→ **TASK GOAL**
Write out all the lines again, precisely as they stand, but without the images.

→ **SOURCE EXCERPT**
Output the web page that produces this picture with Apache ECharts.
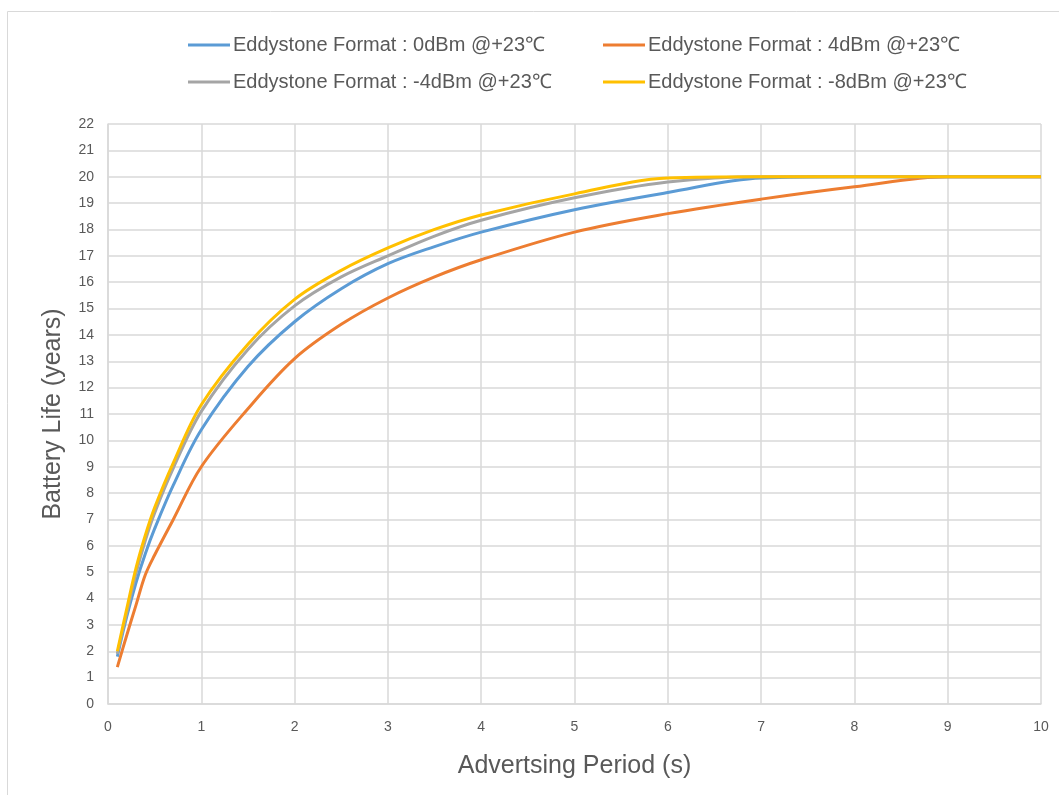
<!DOCTYPE html>
<html>
<head>
<meta charset="utf-8">
<script src="https://cdn.jsdelivr.net/npm/echarts@6/dist/echarts.min.js"></script>
<style>
  html, body { margin: 0; padding: 0; background: #fff; }
  #chart { width: 1059px; height: 795px; }
</style>
</head>
<body>
<div id="chart"></div>
<script>
var periods = [0.1, 0.2, 0.3, 0.4, 0.5, 0.7, 1, 1.5, 2, 2.5, 3, 3.5, 4, 5, 6, 7, 8, 9, 10];

var life0dBm  = [1.8, 3.3, 4.6, 5.7, 6.65, 8.3, 10.4, 12.8, 14.5, 15.75, 16.7, 17.35, 17.9, 18.75, 19.4, 19.95, 20, 20, 20];
var life4dBm  = [1.4, 2.6, 3.75, 4.9, 5.65, 7.0, 9.0, 11.2, 13.1, 14.4, 15.4, 16.2, 16.85, 17.9, 18.6, 19.15, 19.62, 20, 20];
var lifeM4dBm = [1.9, 3.45, 4.95, 6.2, 7.25, 8.95, 11.1, 13.45, 15.1, 16.2, 17.0, 17.75, 18.35, 19.2, 19.8, 20, 20, 20, 20];
var lifeM8dBm = [2.0, 3.6, 5.15, 6.4, 7.45, 9.15, 11.35, 13.65, 15.35, 16.45, 17.3, 18.0, 18.55, 19.35, 19.95, 20, 20, 20, 20];

var names = [
  'Eddystone Format : 0dBm @+23\u2103',
  'Eddystone Format : 4dBm @+23\u2103',
  'Eddystone Format : -4dBm @+23\u2103',
  'Eddystone Format : -8dBm @+23\u2103'
];
var colors = ['#5B9BD5', '#ED7D31', '#A5A5A5', '#FFC000'];
var values = [life0dBm, life4dBm, lifeM4dBm, lifeM8dBm];

function pairs(ys) {
  return periods.map(function (x, i) { return [x, ys[i]]; });
}

var textFont = 'Liberation Sans';
var legendPos = [[183, 30], [598, 30], [183, 67], [598, 67]];

var chart = echarts.init(document.getElementById('chart'));

var option = {
  animation: false,
  color: colors,
  graphic: [{
    type: 'rect',
    shape: { x: 7.5, y: 11.5, width: 1200, height: 900 },
    style: { fill: 'none', stroke: '#d9d9d9', lineWidth: 1 },
    silent: true
  }],
  legend: legendPos.map(function (p, i) {
    return {
      data: [names[i]],
      left: p[0],
      top: p[1],
      itemWidth: 42,
      itemHeight: 3,
      itemGap: 0,
      icon: 'rect',
      textStyle: { fontFamily: textFont, fontSize: 20, color: '#595959', padding: [0, 0, 0, -2] }
    };
  }),
  grid: { left: 108, right: 18, top: 124, bottom: 91 },
  xAxis: {
    type: 'value',
    min: 0,
    max: 10,
    interval: 1,
    name: 'Advertsing Period (s)',
    nameLocation: 'middle',
    nameGap: 50,
    nameTextStyle: { fontFamily: textFont, fontSize: 25, color: '#595959' },
    axisLine: { show: true, lineStyle: { color: '#d9d9d9', width: 1.5 } },
    axisTick: { show: false },
    axisLabel: { fontFamily: textFont, fontSize: 14, color: '#595959', margin: 16 },
    splitLine: { show: true, lineStyle: { color: '#d9d9d9', width: 1.5 } }
  },
  yAxis: {
    type: 'value',
    min: 0,
    max: 22,
    interval: 1,
    name: 'Battery Life (years)',
    nameLocation: 'middle',
    nameGap: 42,
    nameTextStyle: { fontFamily: textFont, fontSize: 25, color: '#595959' },
    axisLine: { show: true, lineStyle: { color: '#d9d9d9', width: 1.5 } },
    axisTick: { show: false },
    axisLabel: { fontFamily: textFont, fontSize: 14, color: '#595959', margin: 14 },
    splitLine: { show: true, lineStyle: { color: '#d9d9d9', width: 1.5 } }
  },
  series: values.map(function (v, i) {
    return {
      name: names[i],
      type: 'line',
      smooth: 0.35,
      showSymbol: false,
      lineStyle: { width: 3, color: colors[i] },
      z: i === 1 ? 2 : 3 + i,
      data: pairs(v)
    };
  })
};

chart.setOption(option);
</script>
</body>
</html>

→ **RESPONSE TO THE TASK**
Output the web page that produces this picture with Apache ECharts.
<!DOCTYPE html>
<html>
<head>
<meta charset="utf-8">
<script src="https://cdn.jsdelivr.net/npm/echarts@6/dist/echarts.min.js"></script>
<style>
  html, body { margin: 0; padding: 0; background: #fff; }
  #chart { width: 1059px; height: 795px; }
</style>
</head>
<body>
<div id="chart"></div>
<script>
var periods = [0.1, 0.2, 0.3, 0.4, 0.5, 0.7, 1, 1.5, 2, 2.5, 3, 3.5, 4, 5, 6, 7, 8, 9, 10];

var life0dBm  = [1.8, 3.3, 4.6, 5.7, 6.65, 8.3, 10.4, 12.8, 14.5, 15.75, 16.7, 17.35, 17.9, 18.75, 19.4, 19.95, 20, 20, 20];
var life4dBm  = [1.4, 2.6, 3.75, 4.9, 5.65, 7.0, 9.0, 11.2, 13.1, 14.4, 15.4, 16.2, 16.85, 17.9, 18.6, 19.15, 19.62, 20, 20];
var lifeM4dBm = [1.9, 3.45, 4.95, 6.2, 7.25, 8.95, 11.1, 13.45, 15.1, 16.2, 17.0, 17.75, 18.35, 19.2, 19.8, 20, 20, 20, 20];
var lifeM8dBm = [2.0, 3.6, 5.15, 6.4, 7.45, 9.15, 11.35, 13.65, 15.35, 16.45, 17.3, 18.0, 18.55, 19.35, 19.95, 20, 20, 20, 20];

var names = [
  'Eddystone Format : 0dBm @+23\u2103',
  'Eddystone Format : 4dBm @+23\u2103',
  'Eddystone Format : -4dBm @+23\u2103',
  'Eddystone Format : -8dBm @+23\u2103'
];
var colors = ['#5B9BD5', '#ED7D31', '#A5A5A5', '#FFC000'];
var values = [life0dBm, life4dBm, lifeM4dBm, lifeM8dBm];

function pairs(ys) {
  return periods.map(function (x, i) { return [x, ys[i]]; });
}

var textFont = 'Liberation Sans';
var legendPos = [[183, 30], [598, 30], [183, 67], [598, 67]];

var chart = echarts.init(document.getElementById('chart'));

var option = {
  animation: false,
  color: colors,
  graphic: [{
    type: 'rect',
    shape: { x: 7.5, y: 11.5, width: 1200, height: 900 },
    style: { fill: 'none', stroke: '#d9d9d9', lineWidth: 1 },
    silent: true
  }],
  legend: legendPos.map(function (p, i) {
    return {
      data: [names[i]],
      left: p[0],
      top: p[1],
      itemWidth: 42,
      itemHeight: 3,
      itemGap: 0,
      icon: 'rect',
      textStyle: { fontFamily: textFont, fontSize: 20, color: '#595959', padding: [0, 0, 0, -2] }
    };
  }),
  grid: { left: 108, right: 18, top: 124, bottom: 91 },
  xAxis: {
    type: 'value',
    min: 0,
    max: 10,
    interval: 1,
    name: 'Advertsing Period (s)',
    nameLocation: 'middle',
    nameGap: 50,
    nameTextStyle: { fontFamily: textFont, fontSize: 25, color: '#595959' },
    axisLine: { show: true, lineStyle: { color: '#d9d9d9', width: 1.5 } },
    axisTick: { show: false },
    axisLabel: { fontFamily: textFont, fontSize: 14, color: '#595959', margin: 16 },
    splitLine: { show: true, lineStyle: { color: '#d9d9d9', width: 1.5 } }
  },
  yAxis: {
    type: 'value',
    min: 0,
    max: 22,
    interval: 1,
    name: 'Battery Life (years)',
    nameLocation: 'middle',
    nameGap: 42,
    nameTextStyle: { fontFamily: textFont, fontSize: 25, color: '#595959' },
    axisLine: { show: true, lineStyle: { color: '#d9d9d9', width: 1.5 } },
    axisTick: { show: false },
    axisLabel: { fontFamily: textFont, fontSize: 14, color: '#595959', margin: 14 },
    splitLine: { show: true, lineStyle: { color: '#d9d9d9', width: 1.5 } }
  },
  series: values.map(function (v, i) {
    return {
      name: names[i],
      type: 'line',
      smooth: 0.35,
      showSymbol: false,
      lineStyle: { width: 3, color: colors[i] },
      z: i === 1 ? 2 : 3 + i,
      data: pairs(v)
    };
  })
};

chart.setOption(option);
</script>
</body>
</html>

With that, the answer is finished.